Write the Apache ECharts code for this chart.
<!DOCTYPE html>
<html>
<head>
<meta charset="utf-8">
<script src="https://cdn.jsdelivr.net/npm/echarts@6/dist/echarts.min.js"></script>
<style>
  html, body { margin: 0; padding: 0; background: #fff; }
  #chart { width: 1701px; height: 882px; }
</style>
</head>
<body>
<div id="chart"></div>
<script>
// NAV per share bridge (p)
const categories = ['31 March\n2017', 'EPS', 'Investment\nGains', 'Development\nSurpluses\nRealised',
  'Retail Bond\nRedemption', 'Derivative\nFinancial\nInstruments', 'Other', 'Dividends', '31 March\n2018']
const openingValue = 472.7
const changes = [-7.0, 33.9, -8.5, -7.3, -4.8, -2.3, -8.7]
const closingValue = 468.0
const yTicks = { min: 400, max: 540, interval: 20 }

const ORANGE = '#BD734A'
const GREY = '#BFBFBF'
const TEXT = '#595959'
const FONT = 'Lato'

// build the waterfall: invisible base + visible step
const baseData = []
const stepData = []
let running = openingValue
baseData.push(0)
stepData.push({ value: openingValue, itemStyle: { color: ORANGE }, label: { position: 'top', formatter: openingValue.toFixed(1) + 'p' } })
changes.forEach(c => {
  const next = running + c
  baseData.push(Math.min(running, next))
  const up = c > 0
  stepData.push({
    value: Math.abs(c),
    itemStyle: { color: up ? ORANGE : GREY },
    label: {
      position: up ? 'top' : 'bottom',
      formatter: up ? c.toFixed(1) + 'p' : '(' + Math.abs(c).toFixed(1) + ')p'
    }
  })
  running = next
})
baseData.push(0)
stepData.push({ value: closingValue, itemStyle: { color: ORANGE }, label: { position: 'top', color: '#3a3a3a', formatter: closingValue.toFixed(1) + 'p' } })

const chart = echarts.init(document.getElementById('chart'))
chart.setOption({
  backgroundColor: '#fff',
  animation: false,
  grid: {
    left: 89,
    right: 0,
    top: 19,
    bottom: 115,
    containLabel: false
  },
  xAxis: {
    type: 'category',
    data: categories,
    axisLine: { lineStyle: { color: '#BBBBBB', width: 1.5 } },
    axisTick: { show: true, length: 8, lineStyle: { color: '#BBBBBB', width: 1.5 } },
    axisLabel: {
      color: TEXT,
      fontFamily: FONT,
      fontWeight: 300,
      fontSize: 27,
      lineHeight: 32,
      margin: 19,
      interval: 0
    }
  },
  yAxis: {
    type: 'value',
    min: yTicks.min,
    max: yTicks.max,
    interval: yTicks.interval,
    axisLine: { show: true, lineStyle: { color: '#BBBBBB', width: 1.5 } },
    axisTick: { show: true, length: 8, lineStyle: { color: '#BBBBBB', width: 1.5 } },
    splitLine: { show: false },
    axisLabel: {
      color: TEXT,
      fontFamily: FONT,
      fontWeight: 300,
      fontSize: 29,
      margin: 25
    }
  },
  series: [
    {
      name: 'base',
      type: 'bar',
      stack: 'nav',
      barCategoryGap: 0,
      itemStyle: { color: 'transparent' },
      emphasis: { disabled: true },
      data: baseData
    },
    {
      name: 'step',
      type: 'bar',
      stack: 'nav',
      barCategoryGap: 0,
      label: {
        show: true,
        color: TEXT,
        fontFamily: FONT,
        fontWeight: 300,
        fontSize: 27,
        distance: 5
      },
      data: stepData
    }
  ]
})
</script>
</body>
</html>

──────

Objective:
Set down verbatim only the lines between the start of the data above and the line with "const FONT = 'Lato'", both boundaries included.

Exercise response:
Write the Apache ECharts code for this chart.
<!DOCTYPE html>
<html>
<head>
<meta charset="utf-8">
<script src="https://cdn.jsdelivr.net/npm/echarts@6/dist/echarts.min.js"></script>
<style>
  html, body { margin: 0; padding: 0; background: #fff; }
  #chart { width: 1701px; height: 882px; }
</style>
</head>
<body>
<div id="chart"></div>
<script>
// NAV per share bridge (p)
const categories = ['31 March\n2017', 'EPS', 'Investment\nGains', 'Development\nSurpluses\nRealised',
  'Retail Bond\nRedemption', 'Derivative\nFinancial\nInstruments', 'Other', 'Dividends', '31 March\n2018']
const openingValue = 472.7
const changes = [-7.0, 33.9, -8.5, -7.3, -4.8, -2.3, -8.7]
const closingValue = 468.0
const yTicks = { min: 400, max: 540, interval: 20 }

const ORANGE = '#BD734A'
const GREY = '#BFBFBF'
const TEXT = '#595959'
const FONT = 'Lato'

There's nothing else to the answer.